* **Your goal**: Answer with one number: how many lines hold "image".

* **Listed records**:
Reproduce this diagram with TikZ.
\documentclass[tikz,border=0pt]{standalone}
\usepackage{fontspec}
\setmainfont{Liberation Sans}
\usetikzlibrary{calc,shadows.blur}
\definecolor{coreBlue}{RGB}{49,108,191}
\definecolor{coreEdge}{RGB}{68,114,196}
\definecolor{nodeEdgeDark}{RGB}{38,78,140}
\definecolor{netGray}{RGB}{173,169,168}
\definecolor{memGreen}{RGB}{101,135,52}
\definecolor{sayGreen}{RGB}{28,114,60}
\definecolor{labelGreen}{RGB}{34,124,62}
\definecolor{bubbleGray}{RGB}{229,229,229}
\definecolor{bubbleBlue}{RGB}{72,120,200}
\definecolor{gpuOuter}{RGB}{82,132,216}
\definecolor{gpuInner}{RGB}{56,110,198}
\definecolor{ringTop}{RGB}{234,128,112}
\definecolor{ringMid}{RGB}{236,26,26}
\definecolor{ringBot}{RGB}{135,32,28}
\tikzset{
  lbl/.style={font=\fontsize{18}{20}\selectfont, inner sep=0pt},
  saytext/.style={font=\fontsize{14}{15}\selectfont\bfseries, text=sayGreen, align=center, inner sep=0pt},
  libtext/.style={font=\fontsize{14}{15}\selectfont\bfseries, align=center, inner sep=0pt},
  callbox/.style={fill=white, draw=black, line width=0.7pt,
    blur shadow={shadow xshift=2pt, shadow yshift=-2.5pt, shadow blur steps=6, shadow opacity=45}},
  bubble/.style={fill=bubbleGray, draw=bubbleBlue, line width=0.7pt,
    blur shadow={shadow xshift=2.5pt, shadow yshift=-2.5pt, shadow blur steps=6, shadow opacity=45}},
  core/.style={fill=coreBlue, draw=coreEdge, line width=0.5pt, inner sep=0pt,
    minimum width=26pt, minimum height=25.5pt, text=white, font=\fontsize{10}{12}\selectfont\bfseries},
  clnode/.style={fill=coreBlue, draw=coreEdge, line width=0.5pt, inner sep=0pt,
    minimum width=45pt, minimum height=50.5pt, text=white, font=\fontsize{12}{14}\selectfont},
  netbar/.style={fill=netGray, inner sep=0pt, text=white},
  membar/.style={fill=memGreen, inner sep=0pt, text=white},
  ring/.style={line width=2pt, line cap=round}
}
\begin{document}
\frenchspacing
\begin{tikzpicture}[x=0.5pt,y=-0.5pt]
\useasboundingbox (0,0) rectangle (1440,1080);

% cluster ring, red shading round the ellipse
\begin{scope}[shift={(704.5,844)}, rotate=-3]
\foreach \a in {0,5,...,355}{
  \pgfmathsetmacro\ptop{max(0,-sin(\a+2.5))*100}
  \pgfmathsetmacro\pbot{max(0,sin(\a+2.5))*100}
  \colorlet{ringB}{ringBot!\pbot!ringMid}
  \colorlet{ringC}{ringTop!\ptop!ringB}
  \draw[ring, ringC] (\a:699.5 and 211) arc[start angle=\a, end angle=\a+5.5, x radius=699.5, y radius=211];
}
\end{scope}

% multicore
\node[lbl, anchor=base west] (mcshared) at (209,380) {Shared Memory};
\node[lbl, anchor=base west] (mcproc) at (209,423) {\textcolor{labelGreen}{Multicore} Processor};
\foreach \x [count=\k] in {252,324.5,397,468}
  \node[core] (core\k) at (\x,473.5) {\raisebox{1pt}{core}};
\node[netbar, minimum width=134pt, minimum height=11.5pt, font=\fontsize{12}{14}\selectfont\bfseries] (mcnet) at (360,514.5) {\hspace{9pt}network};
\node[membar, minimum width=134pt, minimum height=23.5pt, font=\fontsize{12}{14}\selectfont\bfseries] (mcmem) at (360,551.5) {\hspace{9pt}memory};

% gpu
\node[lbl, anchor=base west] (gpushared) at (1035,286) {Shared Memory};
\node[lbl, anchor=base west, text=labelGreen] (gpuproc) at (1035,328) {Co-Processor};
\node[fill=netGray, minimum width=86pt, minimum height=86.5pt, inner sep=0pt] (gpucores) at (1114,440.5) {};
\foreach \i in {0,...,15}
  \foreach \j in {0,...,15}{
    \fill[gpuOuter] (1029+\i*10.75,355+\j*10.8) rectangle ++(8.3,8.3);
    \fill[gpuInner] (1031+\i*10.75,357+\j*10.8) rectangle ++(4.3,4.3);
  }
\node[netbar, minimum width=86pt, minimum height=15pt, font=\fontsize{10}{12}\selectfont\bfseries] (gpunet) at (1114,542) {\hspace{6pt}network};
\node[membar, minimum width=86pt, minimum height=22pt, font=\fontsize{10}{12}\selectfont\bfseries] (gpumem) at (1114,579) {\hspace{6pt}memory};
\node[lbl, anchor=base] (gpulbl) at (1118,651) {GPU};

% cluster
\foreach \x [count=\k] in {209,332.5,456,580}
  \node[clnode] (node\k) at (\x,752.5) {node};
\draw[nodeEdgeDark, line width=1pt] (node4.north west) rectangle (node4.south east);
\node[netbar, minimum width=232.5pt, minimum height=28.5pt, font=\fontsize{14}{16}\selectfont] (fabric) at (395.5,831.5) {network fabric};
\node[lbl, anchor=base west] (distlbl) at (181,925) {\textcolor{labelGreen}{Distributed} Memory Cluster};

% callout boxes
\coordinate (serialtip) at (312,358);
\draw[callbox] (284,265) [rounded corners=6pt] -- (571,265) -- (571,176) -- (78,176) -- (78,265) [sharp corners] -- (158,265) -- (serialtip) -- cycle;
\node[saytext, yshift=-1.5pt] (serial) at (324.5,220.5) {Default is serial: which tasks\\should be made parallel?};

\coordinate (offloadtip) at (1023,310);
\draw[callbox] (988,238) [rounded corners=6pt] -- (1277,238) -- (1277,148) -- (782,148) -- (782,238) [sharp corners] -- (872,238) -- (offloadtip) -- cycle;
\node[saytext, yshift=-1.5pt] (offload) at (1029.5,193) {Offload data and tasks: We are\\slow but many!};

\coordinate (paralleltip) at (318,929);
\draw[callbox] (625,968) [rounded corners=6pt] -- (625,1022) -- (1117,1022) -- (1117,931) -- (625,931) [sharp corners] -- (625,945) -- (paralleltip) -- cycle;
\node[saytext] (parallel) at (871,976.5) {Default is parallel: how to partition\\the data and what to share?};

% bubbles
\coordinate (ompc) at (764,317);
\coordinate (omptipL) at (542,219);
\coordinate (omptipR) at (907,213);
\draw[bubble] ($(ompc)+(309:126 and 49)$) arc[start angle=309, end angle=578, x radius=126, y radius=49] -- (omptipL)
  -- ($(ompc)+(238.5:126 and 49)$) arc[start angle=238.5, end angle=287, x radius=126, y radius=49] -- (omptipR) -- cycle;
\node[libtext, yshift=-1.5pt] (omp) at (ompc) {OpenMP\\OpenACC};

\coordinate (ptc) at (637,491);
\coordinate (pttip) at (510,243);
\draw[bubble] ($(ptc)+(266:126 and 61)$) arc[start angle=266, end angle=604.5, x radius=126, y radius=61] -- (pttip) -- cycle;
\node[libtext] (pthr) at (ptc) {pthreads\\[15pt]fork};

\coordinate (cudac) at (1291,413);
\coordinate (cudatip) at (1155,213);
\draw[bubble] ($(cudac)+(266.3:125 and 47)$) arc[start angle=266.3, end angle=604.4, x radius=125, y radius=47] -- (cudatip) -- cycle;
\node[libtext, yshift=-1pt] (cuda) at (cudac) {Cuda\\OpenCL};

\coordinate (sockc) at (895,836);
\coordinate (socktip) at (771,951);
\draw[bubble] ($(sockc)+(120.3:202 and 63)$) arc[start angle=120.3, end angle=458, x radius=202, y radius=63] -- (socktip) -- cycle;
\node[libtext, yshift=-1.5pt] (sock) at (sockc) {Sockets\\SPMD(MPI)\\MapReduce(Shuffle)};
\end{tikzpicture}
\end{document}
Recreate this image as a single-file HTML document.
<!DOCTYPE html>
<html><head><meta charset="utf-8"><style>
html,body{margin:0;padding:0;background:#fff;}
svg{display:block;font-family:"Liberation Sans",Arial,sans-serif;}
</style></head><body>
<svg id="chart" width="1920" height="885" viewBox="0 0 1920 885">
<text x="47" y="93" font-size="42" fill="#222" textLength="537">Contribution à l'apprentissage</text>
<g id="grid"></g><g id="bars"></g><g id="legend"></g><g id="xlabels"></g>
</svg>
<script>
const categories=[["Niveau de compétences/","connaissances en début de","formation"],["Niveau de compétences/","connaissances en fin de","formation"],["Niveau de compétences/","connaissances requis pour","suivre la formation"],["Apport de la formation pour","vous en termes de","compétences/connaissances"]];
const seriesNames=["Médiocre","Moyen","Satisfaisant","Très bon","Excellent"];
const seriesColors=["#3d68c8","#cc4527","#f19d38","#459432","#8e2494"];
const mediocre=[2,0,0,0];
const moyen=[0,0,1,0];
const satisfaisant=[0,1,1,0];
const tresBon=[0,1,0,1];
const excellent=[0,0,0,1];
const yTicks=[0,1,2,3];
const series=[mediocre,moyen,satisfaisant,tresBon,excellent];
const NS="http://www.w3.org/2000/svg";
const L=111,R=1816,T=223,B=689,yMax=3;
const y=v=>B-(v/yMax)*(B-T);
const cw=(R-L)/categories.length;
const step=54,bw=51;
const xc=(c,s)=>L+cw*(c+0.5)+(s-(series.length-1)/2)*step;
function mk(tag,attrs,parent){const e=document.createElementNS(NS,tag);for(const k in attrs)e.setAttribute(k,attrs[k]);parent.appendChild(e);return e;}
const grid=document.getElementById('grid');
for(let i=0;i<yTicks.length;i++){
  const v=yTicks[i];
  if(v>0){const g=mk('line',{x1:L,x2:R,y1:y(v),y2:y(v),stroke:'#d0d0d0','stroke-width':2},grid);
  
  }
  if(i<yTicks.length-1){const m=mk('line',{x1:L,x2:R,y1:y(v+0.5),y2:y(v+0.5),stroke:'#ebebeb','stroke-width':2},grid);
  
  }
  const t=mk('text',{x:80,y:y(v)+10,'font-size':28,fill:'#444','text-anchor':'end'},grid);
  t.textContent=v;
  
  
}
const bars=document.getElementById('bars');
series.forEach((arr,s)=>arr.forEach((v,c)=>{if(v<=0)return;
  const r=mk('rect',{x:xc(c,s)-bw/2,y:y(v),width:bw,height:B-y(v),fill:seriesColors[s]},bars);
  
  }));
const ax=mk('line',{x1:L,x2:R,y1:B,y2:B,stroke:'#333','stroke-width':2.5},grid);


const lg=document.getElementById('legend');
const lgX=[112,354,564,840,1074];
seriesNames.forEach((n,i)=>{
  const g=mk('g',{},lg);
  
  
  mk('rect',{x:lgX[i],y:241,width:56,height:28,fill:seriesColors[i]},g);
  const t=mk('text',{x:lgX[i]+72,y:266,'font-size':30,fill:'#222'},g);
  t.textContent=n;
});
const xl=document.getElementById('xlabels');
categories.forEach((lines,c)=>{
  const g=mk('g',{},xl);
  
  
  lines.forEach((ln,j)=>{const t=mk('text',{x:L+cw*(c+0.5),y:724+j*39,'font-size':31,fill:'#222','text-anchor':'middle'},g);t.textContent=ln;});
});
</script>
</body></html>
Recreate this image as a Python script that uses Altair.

* **Exercise response**: 2